The CEO doesn’t have to be the creator of the vision. Nor does she have to be the creator of the story. But she must be the keeper of the vision and the story. As such, the CEO ensures that the company story is clear and compelling.

The story is not the mission statement; the story does not have to be succinct. It is the story. Companies can take as long as they need to tell it, but they must tell it and it must be compelling. A company without a story is usually a company without a strategy.

Want to see a great company story? Read Jeff Bezos’s three-page letter he wrote to shareholders in 1997. In telling Amazon’s story in this extended form— not as a mission statement, not as a tagline— Jeff got all the people who mattered on the same page as to what Amazon was about.

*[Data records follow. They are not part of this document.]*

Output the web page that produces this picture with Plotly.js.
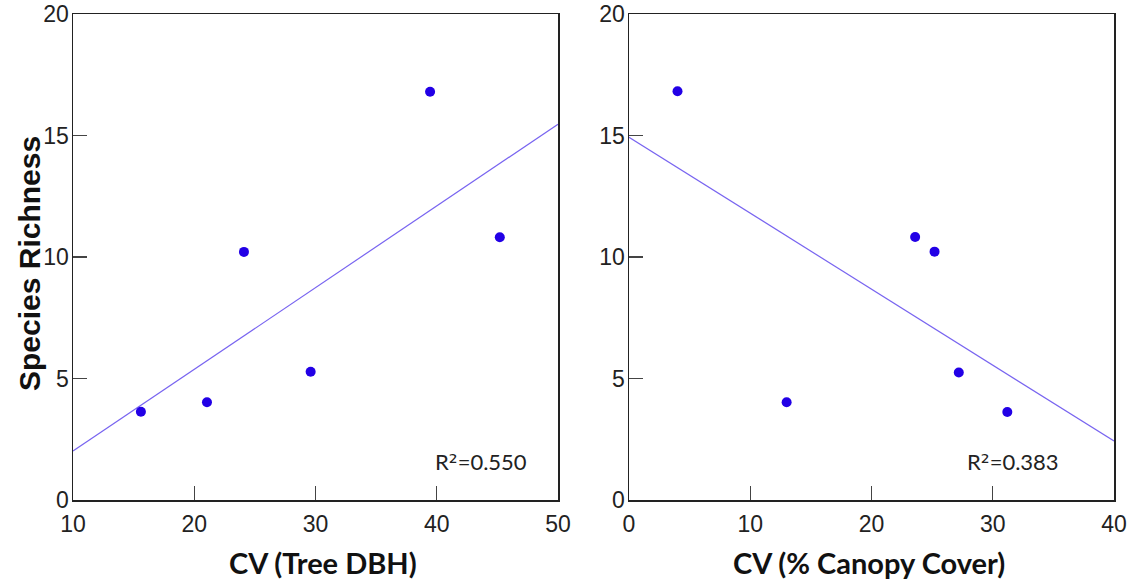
<!DOCTYPE html>
<html><head><meta charset="utf-8">
<script src="https://cdn.plot.ly/plotly-3.0.1.min.js"></script>
<style>html,body{margin:0;padding:0;background:#fff}#chart{width:1135px;height:584px}</style>
</head><body><div id="chart"></div>
<script>
// Left panel: CV (Tree DBH) vs Species Richness
const dbhX = [15.6, 21.05, 24.1, 29.6, 39.45, 45.2];
const dbhY = [3.63, 4.02, 10.21, 5.28, 16.8, 10.81];
// Right panel: CV (% Canopy Cover) vs Species Richness
const canopyX = [4.0, 13.0, 23.6, 25.2, 27.2, 31.2];
const canopyY = [16.82, 4.02, 10.82, 10.22, 5.25, 3.62];
const r2Values = ["0.550", "0.383"];
const xTitles = ["CV (Tree DBH)", "CV (% Canopy Cover)"];
const yTitle = "Species Richness";
const xRanges = [[10, 50], [0, 40]];
const yRange = [0, 20];

function fit(xs, ys) {
  const n = xs.length;
  const mx = xs.reduce((a, b) => a + b, 0) / n;
  const my = ys.reduce((a, b) => a + b, 0) / n;
  let sxy = 0, sxx = 0;
  for (let i = 0; i < n; i++) { sxy += (xs[i] - mx) * (ys[i] - my); sxx += (xs[i] - mx) ** 2; }
  const b = sxy / sxx, a = my - b * mx;
  return x => a + b * x;
}
const f1 = fit(dbhX, dbhY), f2 = fit(canopyX, canopyY);
const r2Text = v => "R<span style='font-family:DejaVu Sans'>²</span>=" + v;

const ptColor = 'rgb(34,0,230)';
const lineColor = 'rgb(120,100,240)';
const traces = [
  {x: xRanges[0], y: xRanges[0].map(f1), mode: 'lines', line: {color: lineColor, width: 1.2}, xaxis: 'x', yaxis: 'y', hoverinfo: 'skip'},
  {x: dbhX, y: dbhY, mode: 'markers', marker: {color: ptColor, size: 10}, xaxis: 'x', yaxis: 'y'},
  {x: xRanges[1], y: xRanges[1].map(f2), mode: 'lines', line: {color: lineColor, width: 1.2}, xaxis: 'x2', yaxis: 'y2', hoverinfo: 'skip'},
  {x: canopyX, y: canopyY, mode: 'markers', marker: {color: ptColor, size: 10}, xaxis: 'x2', yaxis: 'y2'}
];

const tickFont = {family: 'Liberation Sans', size: 23, color: '#222'};
const xTitleFont = {family: 'Lato', size: 29, color: '#111', weight: 'bold'};
const yTitleFont = {family: 'Liberation Sans', size: 30, color: '#111', weight: 'bold'};
const r2Font = {family: 'Lato', size: 22, color: '#222'};
const yDom = [1 - 500 / 584, 1 - 14 / 584];
function xa(dom, range) {
  return {domain: dom, range: range, dtick: 10, showgrid: false, zeroline: false,
    showline: true, mirror: true, linecolor: '#222', linewidth: 1.5,
    ticks: 'inside', ticklen: 14, tickcolor: '#444', tickwidth: 1.2,
    tickfont: tickFont, ticklabelstandoff: 3};
}
function ya() {
  return {domain: yDom, range: yRange, dtick: 5, showgrid: false, zeroline: false,
    showline: true, mirror: true, linecolor: '#222', linewidth: 1.5,
    ticks: 'inside', ticklen: 14, tickcolor: '#444', tickwidth: 1.2,
    tickfont: tickFont, ticklabelstandoff: -2};
}
const layout = {
  width: 1135, height: 584, showlegend: false,
  margin: {l: 0, r: 0, t: 0, b: 0},
  paper_bgcolor: '#fff', plot_bgcolor: '#fff',
  xaxis: Object.assign(xa([73 / 1135, 558 / 1135], xRanges[0]), {anchor: 'y'}),
  yaxis: Object.assign(ya(), {anchor: 'x'}),
  xaxis2: Object.assign(xa([629 / 1135, 1114 / 1135], xRanges[1]), {anchor: 'y2'}),
  yaxis2: Object.assign(ya(), {anchor: 'x2'}),
  annotations: [
    {xref: 'x', yref: 'y', x: 47.6, y: 1.6, xanchor: 'right', yanchor: 'middle', showarrow: false,
     text: r2Text(r2Values[0]), font: r2Font},
    {xref: 'x2', yref: 'y2', x: 35.6, y: 1.6, xanchor: 'right', yanchor: 'middle', showarrow: false,
     text: r2Text(r2Values[1]), font: r2Font},
    {xref: 'paper', yref: 'paper', x: 323 / 1135, y: 1 - 562 / 584, xanchor: 'center', yanchor: 'middle',
     showarrow: false, text: xTitles[0], font: xTitleFont},
    {xref: 'paper', yref: 'paper', x: 869 / 1135, y: 1 - 562 / 584, xanchor: 'center', yanchor: 'middle',
     showarrow: false, text: xTitles[1], font: xTitleFont},
    {xref: 'paper', yref: 'paper', x: 29 / 1135, y: 1 - 264 / 584, xanchor: 'center', yanchor: 'middle',
     showarrow: false, textangle: -90, text: yTitle, font: yTitleFont}
  ]
};
Plotly.newPlot('chart', traces, layout, {displayModeBar: false, staticPlot: true});
</script></body></html>
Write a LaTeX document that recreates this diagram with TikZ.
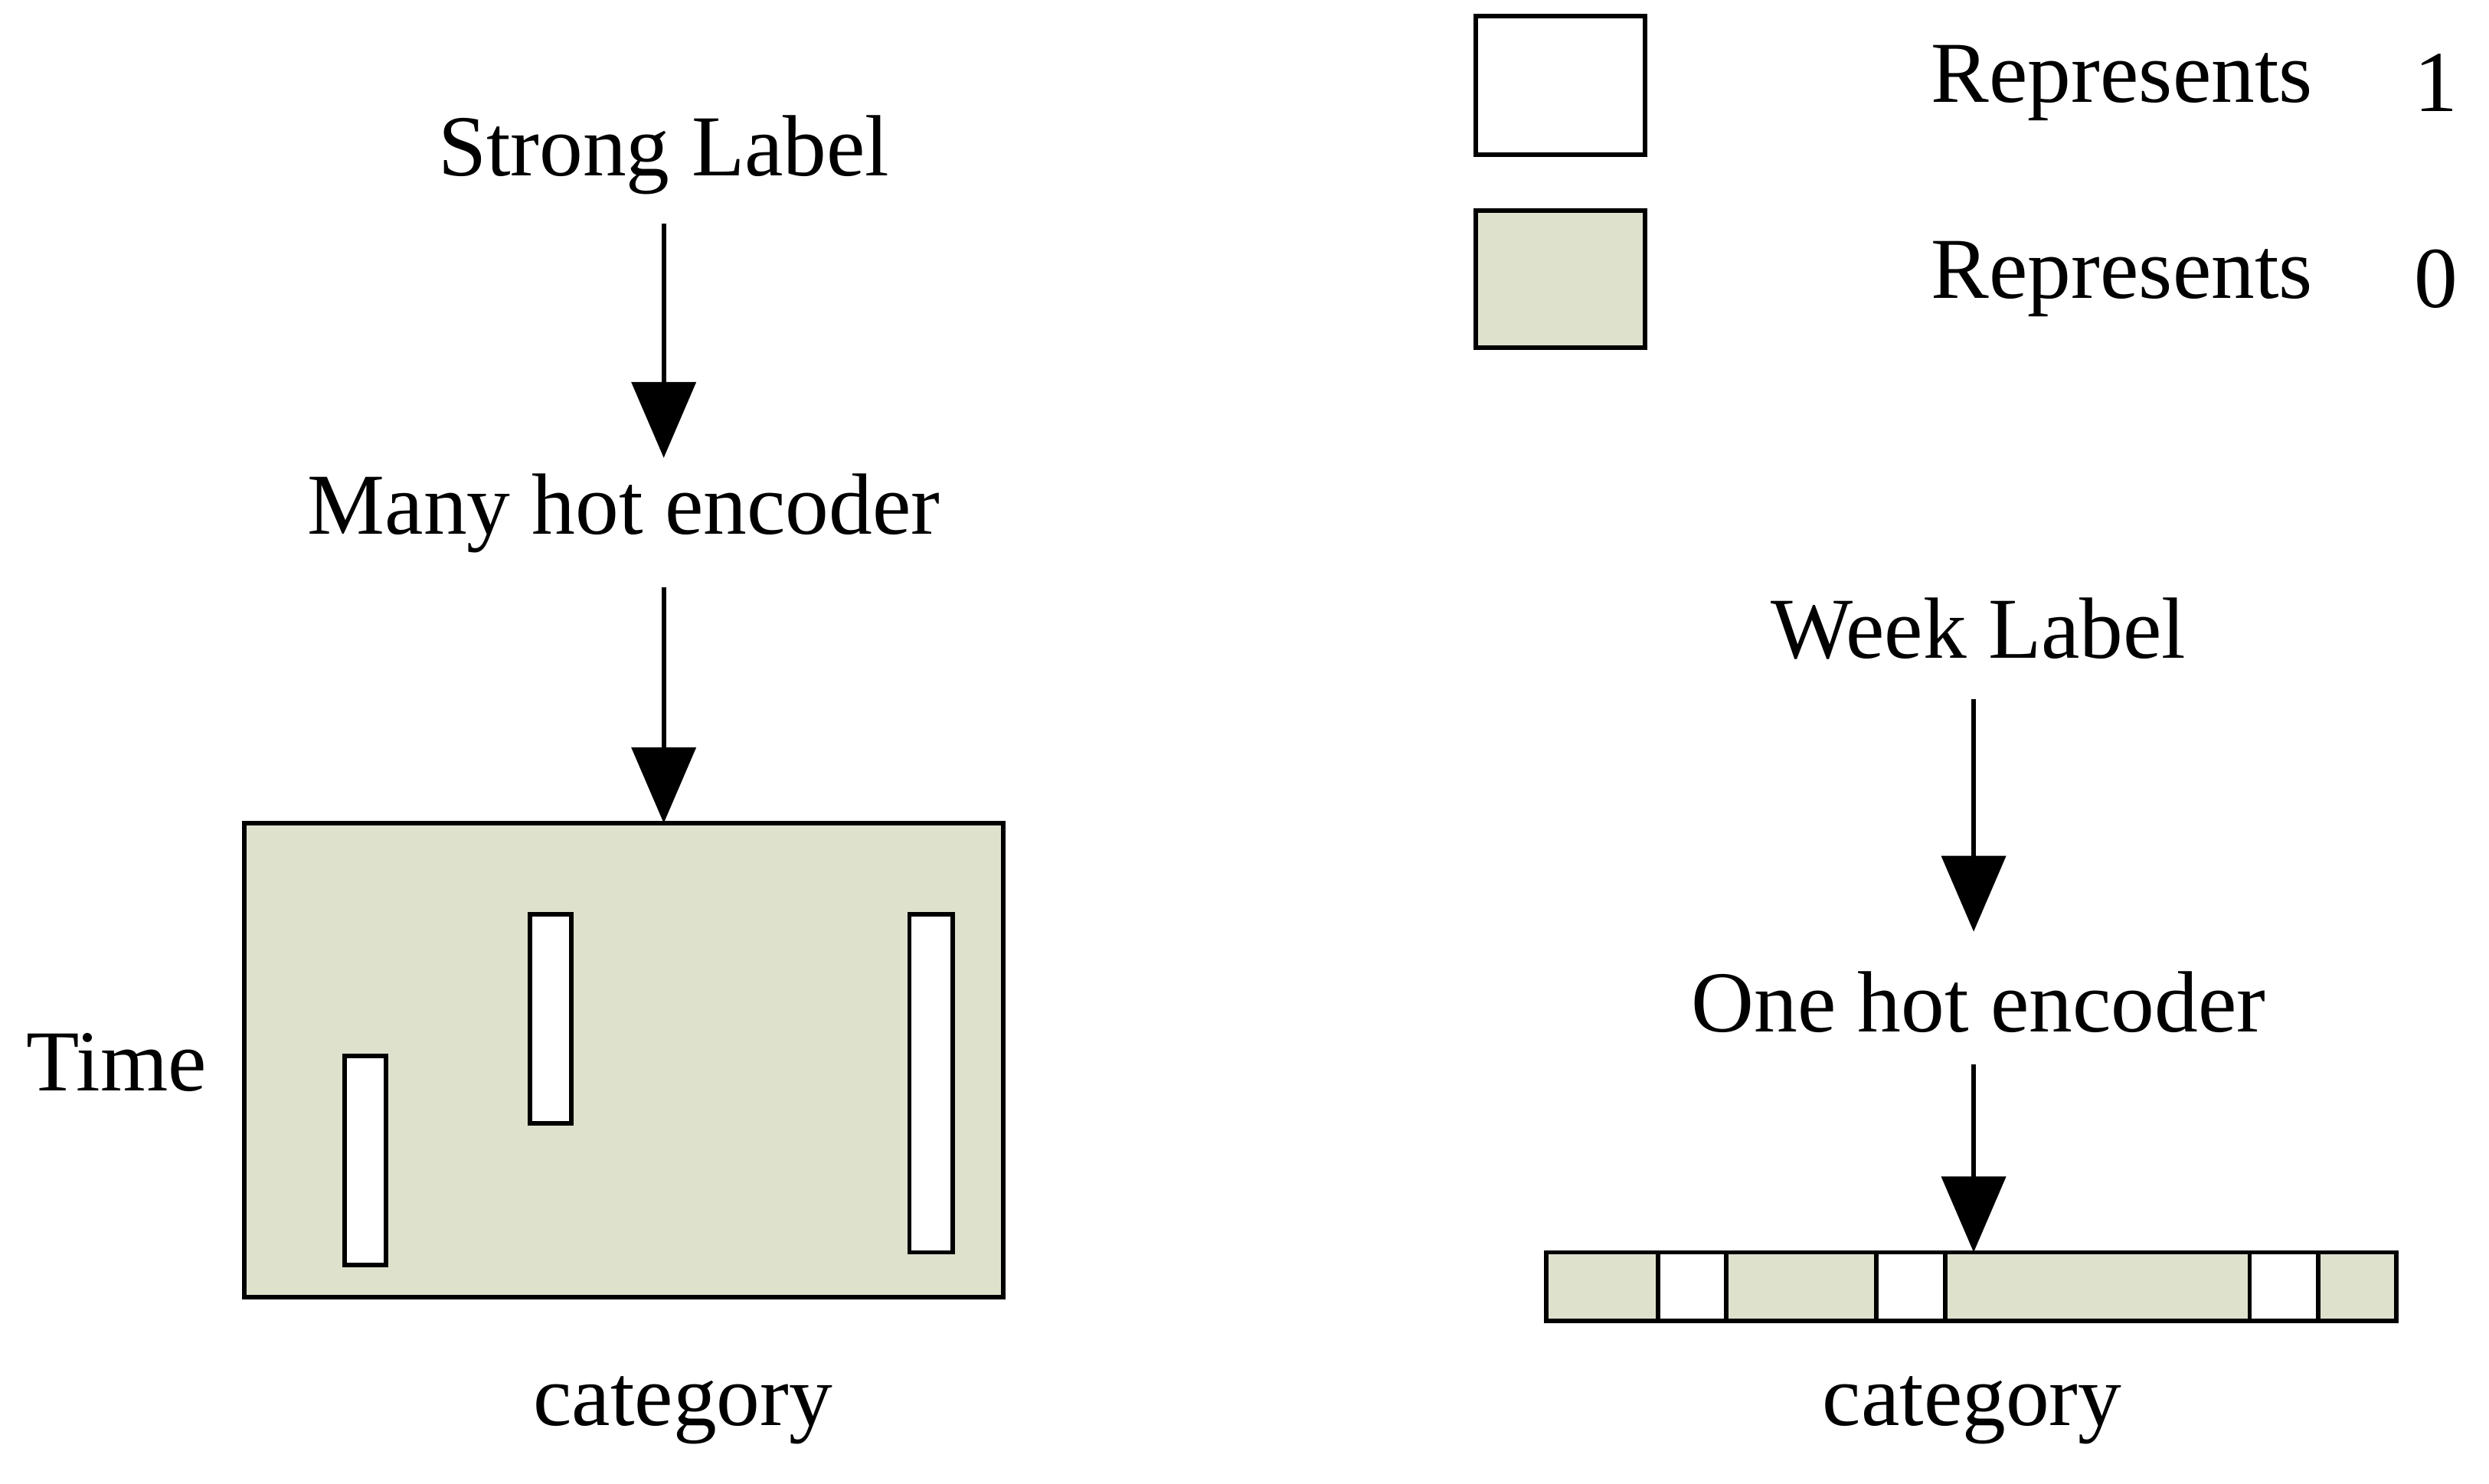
\documentclass[tikz,border=0pt]{standalone}
\usepackage{fontspec}
\setmainfont{Liberation Serif}
\usetikzlibrary{positioning, arrows.meta}

\begin{document}
\begin{tikzpicture}
            [x=0.02cm, y=-0.02cm,
             lbl/.style={font=\fontsize{31}{36}\selectfont, inner sep=0pt},
             cell/.style={draw=black, line width=1.6pt},
             zero/.style={cell, fill=zerofill},
             one/.style={cell, fill=white},
             flow/.style={line width=1.7pt, -{Triangle[width=0.8cm, length=0.95cm]}}]
            \definecolor{zerofill}{HTML}{DEE1CC}
            \useasboundingbox (0,0) rectangle (1560,930);

            % left part
            \node[lbl] (strong) at (416,97) {Strong Label};
            \node[lbl] (many) at (391,322) {Many hot encoder};
            \draw[zero] (153,516) rectangle (629,813);
            \coordinate (gridtop) at (416,516);
            \draw[one] (216,662) rectangle (242,793);
            \draw[one] (332,573) rectangle (358,704);
            \draw[one] (570,573) rectangle (597,785);
            \node[lbl] (time) at (73,666) {Time};
            \node[lbl] (catA) at (428,884) {category};

            \draw[flow] (416,140) coordinate (s1) -- (416,287) coordinate (e1);
            \draw[flow] (416,368) coordinate (s2) -- (gridtop);

            % legend
            \draw[one] (925,10) rectangle (1031,97);
            \draw[zero] (925,132) rectangle (1031,218);
            \node[lbl] (rep1) at (1330,52) {Represents};
            \node[lbl] (val1) at (1527,52) {1};
            \node[lbl] (rep0) at (1330,175) {Represents};
            \node[lbl] (val0) at (1527,175) {0};

            % right part
            \node[lbl] (week) at (1240,394) {Week Label};
            \node[lbl] (one) at (1240,628) {One hot encoder};
            \draw[zero] (969,785) rectangle (1502,828);
            \coordinate (striptop) at (1237,785);
            \foreach \x in {1039,1176,1410}
                \draw[one] (\x,785) rectangle (\x+43,828);
            \node[lbl] (catB) at (1236,884) {category};

            \draw[flow] (1237,438) coordinate (s3) -- (1237,584) coordinate (e3);
            \draw[flow] (1237,667) coordinate (s4) -- (striptop);
        \end{tikzpicture}
\end{document}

Horowitz, Ben (2014-03-04). The Hard Thing About Hard Things: Building a Business When There Are No Easy Answers (p. 237). HarperCollins.

I LOVE this framing. And, I can’t post without a coaching point for sales people (fundraisers). We, as fundraisers, must do everything we can to help CREATE, SUPPORT and OWN the story. It’s too easy to say, “Leadership doesn’t get it.” In my estimation 90% of companies and nonprofits don’t really understand the power of STORY as something that SHAPES meaning, strategy and impact.